Finally, we got to visit the Abbey.
The monks of the Cistercian order settled in this area from France in 1131. The Abbey was founded by Walter fitz Richard de Clare - lord of Chepstow - in what was then an isolated part of Wales. He gifted the land to the monks who established themselves as an agrarian order. This complex of buildings was started during the 1200's and consecrated in 1301.
What is must have been like in it's heyday I can only imagine. As a ruin it is so imposing but also so beautiful and eerily atmospheric. The site is managed by Cymru, the Welsh National Trust organisation.
A busload of tourists arrived at the same time as we did, but once you were through the gate, you hardly noticed them, not something you can usually say about bus tours.
Back to the history - after the Black Death in 1348 - 1349, the numbers of monks dropped dramatically and by the end of that century there were only 15 living in the Abbey.
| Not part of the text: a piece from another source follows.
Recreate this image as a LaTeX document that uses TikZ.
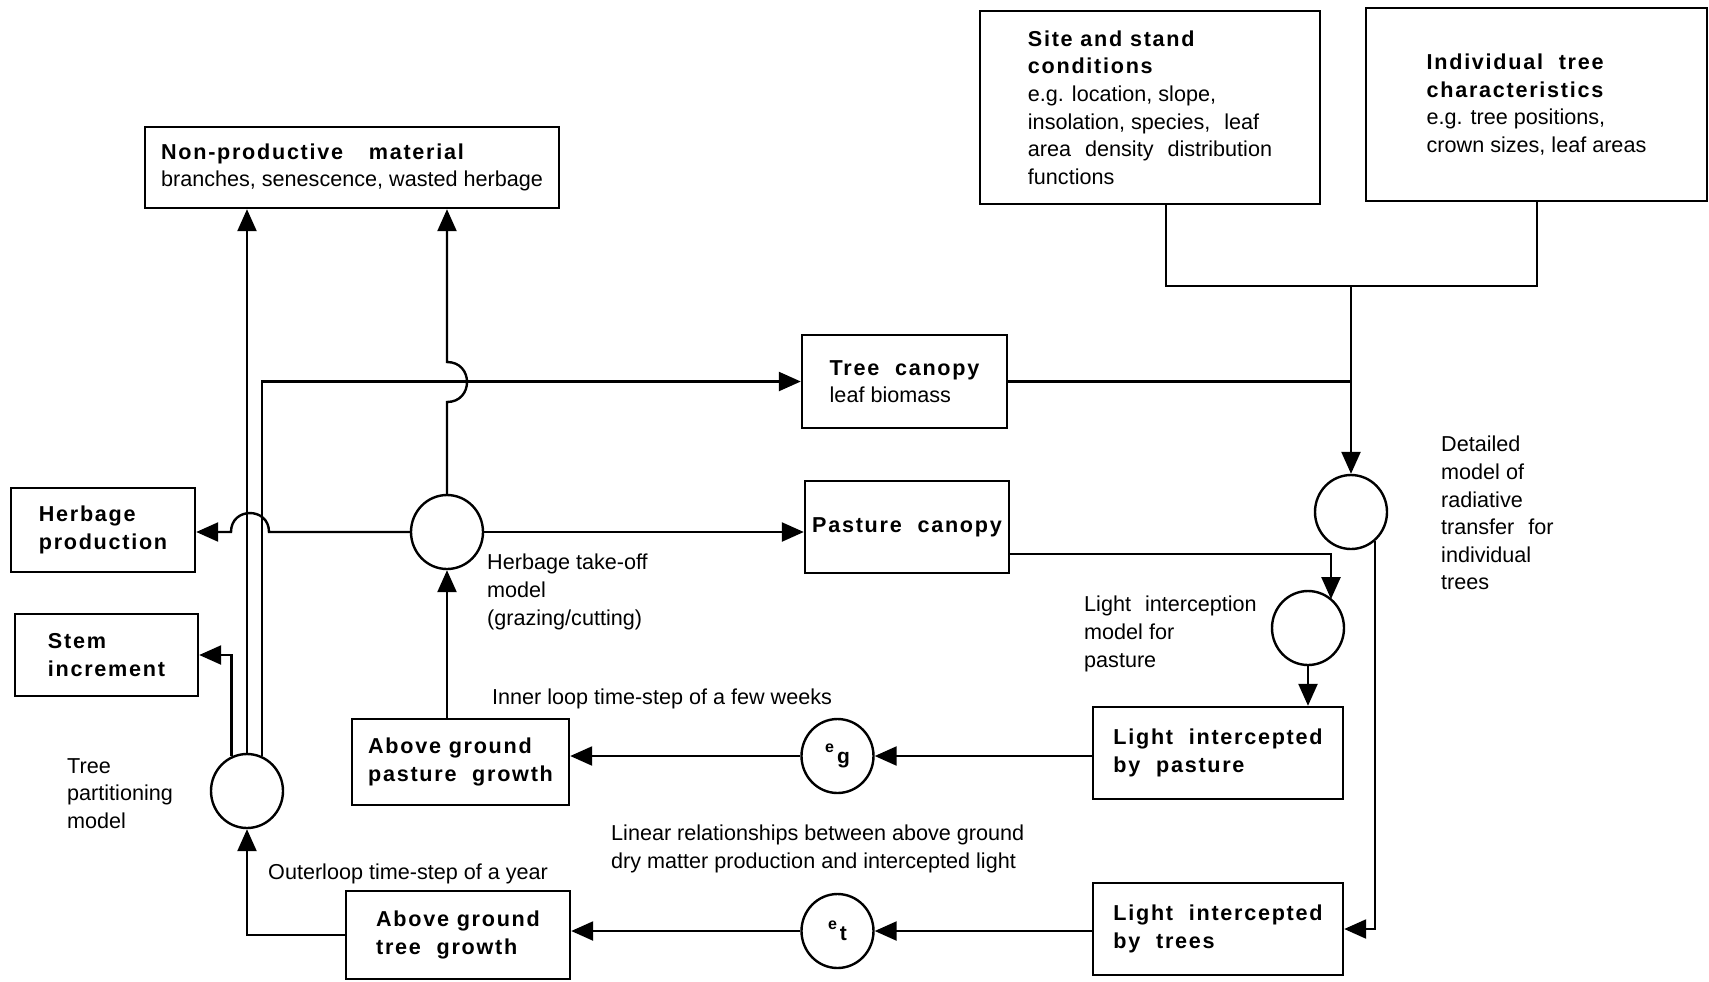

Even so, they maintained there faith and lifestyle until Henry VIII dissolved all the monastaries of England and Wales between 1536 and 1540. The roofs were removed, the buildings stripped of all valuable materials and the site abandoned and allowed to fall into decay.
And there it lay, almost forgotten, until the late eighteenth century when it was rediscovered by artists, poets and tourists brought in by a new road and then the railway in 1876.
The Abbey was purchased by the Crown for the nation in 1901.
We spent a couple of hours just ambling around, gawking at the immensity of the walls and sitting in the sun which had eventually come out. It is a place that invites contemplation, even all these hundreds of years after it was first built.